Next Word Prediction

Yan Yu
September 25, 2016

This Shiny application is the capstone project for the Coursera Data Science specialization. The goal of this capstone is to understand and build a predictive text model. The outline of this presentation is

Model Algorithm
ShinyApp Instructions
Accuracy Evaluation
Discussion and References

Model Algorithm - Preparation and Prediction

Preparation. We start with creating a sample of 10% from a large corpus called HC Corpora. Then, we removed the sentences with profane words, convert to lower case, remove numbers, punctution, separators, and twitter related stuff. Then, the cleaned sample data was tokenized into N-grams (N = 1, 2, 3, 4). All the terms with less than 3 counts were cut from the N-grams matrices.
Prediction. Once the user types in some texts, the app will instantly first use the last three words to search for the 4-gram. If less than three candidates are found, the app will use the last two words to search for the 3-gram. If still less than three candidates are found, the app will keep searching the 2-gram untill it find the three mathes. If no matching are found at last, it will return the top three unigrams. The Stupid Backoff model (alpha = 0.4) is then used to calculate scores for the matching candidates [1]. There may be repeat candidates from different N-grams, we just summarize the scores for the repeat candidates.

ShinyApp Instructions

Our Shiny app has two tabs.

First tab is the Next Word Predication page. The user just need to type in some words, phrases, or sentences. The app will instantly give you the ranked predicted next words. Only English language is suppported in this app.
Second tab is the Documents page. It basically loaded the md file for the presentation.

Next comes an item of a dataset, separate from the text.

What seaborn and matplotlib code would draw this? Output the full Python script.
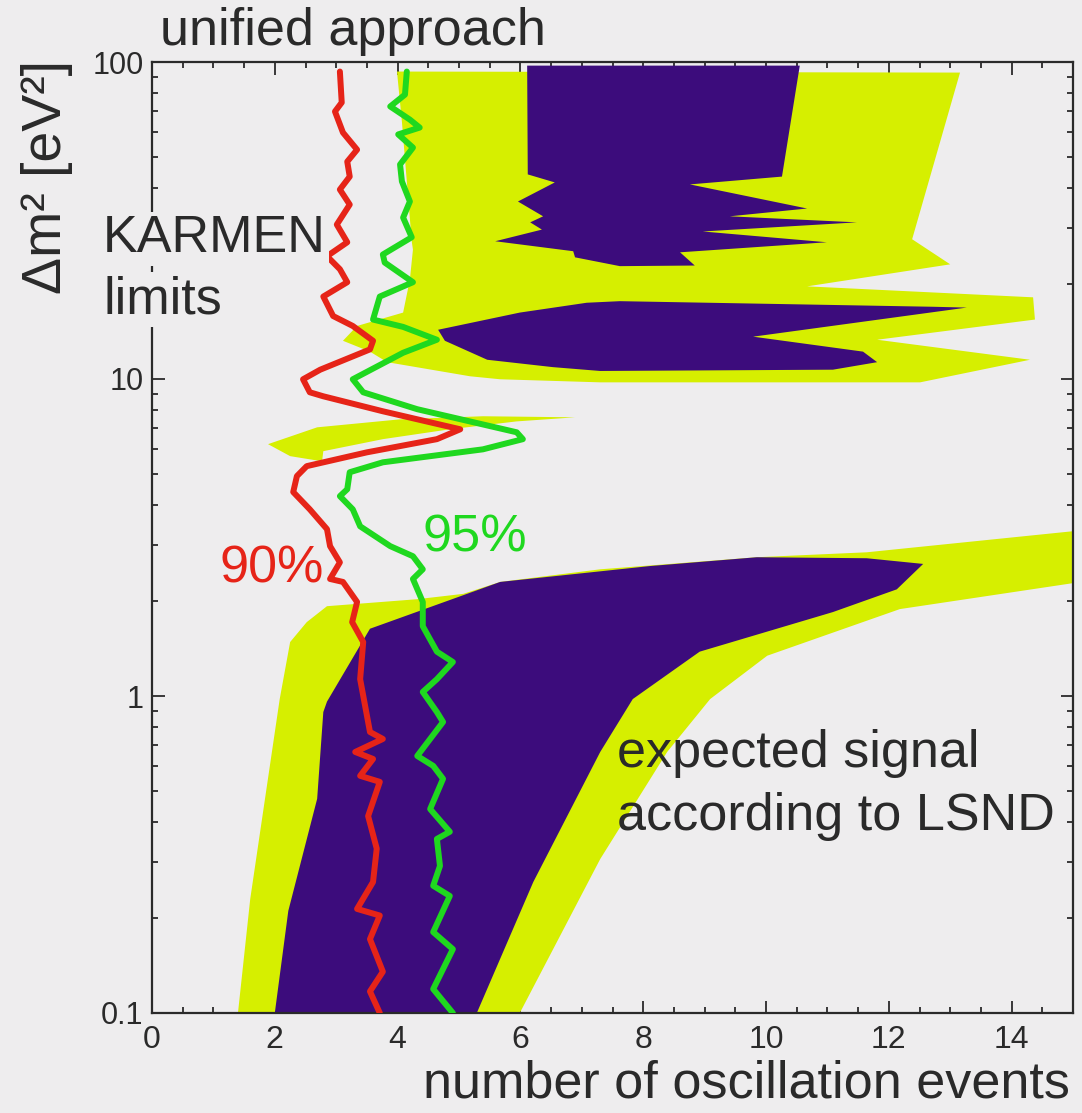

The user can find all the information about this application.
The Shiny app link is https://yanyu6.shinyapps.io/wordapp

Accuracy Evaluation

In order to evaluate our model performance, we ran a benchmark test supplied by past Data Science student [2]. In our case, the benchmark was run over 599 blog lines and 793 tweets lines, for a total of 28464 predictions.
The accuracy of our model is as follows
- Overall top-3 score: 16.39 %
- Overall top-1 precision: 12.22 %
- Overall top-3 precision: 19.90 %
- Average runtime: 70.67 msec
- Number of predictions: 28464
- Total memory used: 33.03 MB

Discussion and References

Discussion. We may be able to further improve our model accuracy by doing following modifications. First, we can try to generate a higher level N-gram matrix. Second, we may sample more data from the original corpus, for example from 10% to 15%. Third, we may add a smoothing method to better predict the next word.
References
1. https://rpubs.com/pferriere/dscapreport
2. https://github.com/hfoffani/dsci-benchmark